Türkiye’nin yakın geleceğini, 7 Haziran seçimlerinde ortaya çıkacak olan tabloya göre okumak, özellikle de parlamentodaki aritmetiğe göre tahminlerde bulunmak, bir yere kadar bizi aydınlatabilir. Seçmenin sandığa yansıyan iradesi, yakın geleceğin yol haritasıdır aynı zamanda.
Ancak bu konudaki öngörülerin basit bir matematik hesaptan çok, şu anda ufukta görünmeyen bazı ittifaklar üzerine yoğunlaşması daha farklı kapılar açabilir önümüze.
Günlerdir şöyle bir algı operasyonu şekillendiriliyor.

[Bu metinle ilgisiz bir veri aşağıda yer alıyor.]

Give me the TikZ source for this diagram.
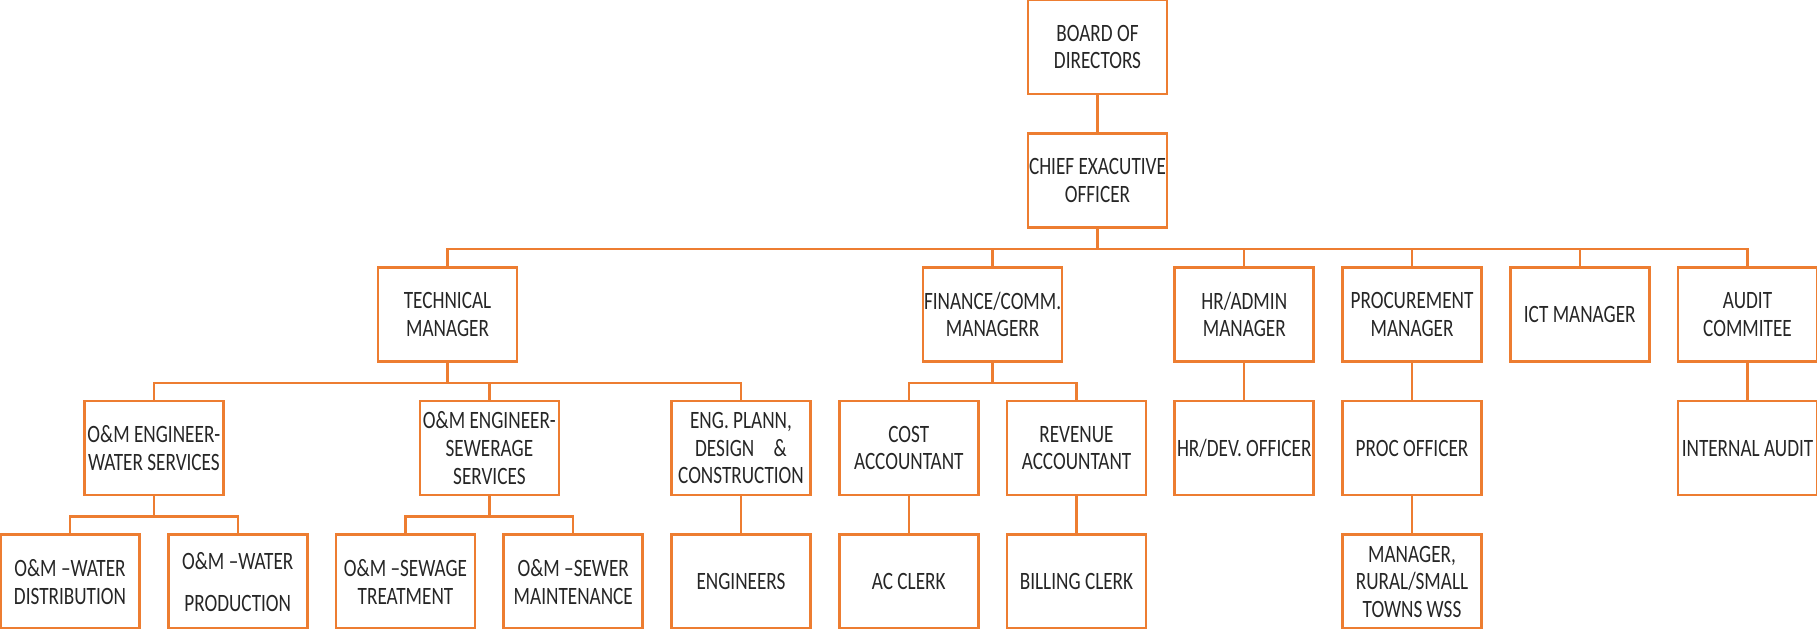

AK Parti, yüzde 40’ın üzerinde oy alsa bile; sözgelimi HDP’nin barajı geçmesi durumunda, anayasa değişikliği şöyle dursun, tek başına iktidar olacak sayıyı bile zor bulabilir.
Seçimde sandıktan çıkacak sonuçları, anketler, siyasi analizler ve benzeri araçlarla okuyanların, birbirinden farklı sonuçlara ulaşmasında şaşılacak bir durum yok. Hangi araçlarla sahaya bakarsanız bakın, bir parça kendinizi yansıtır elde ettiğiniz sonuçlar.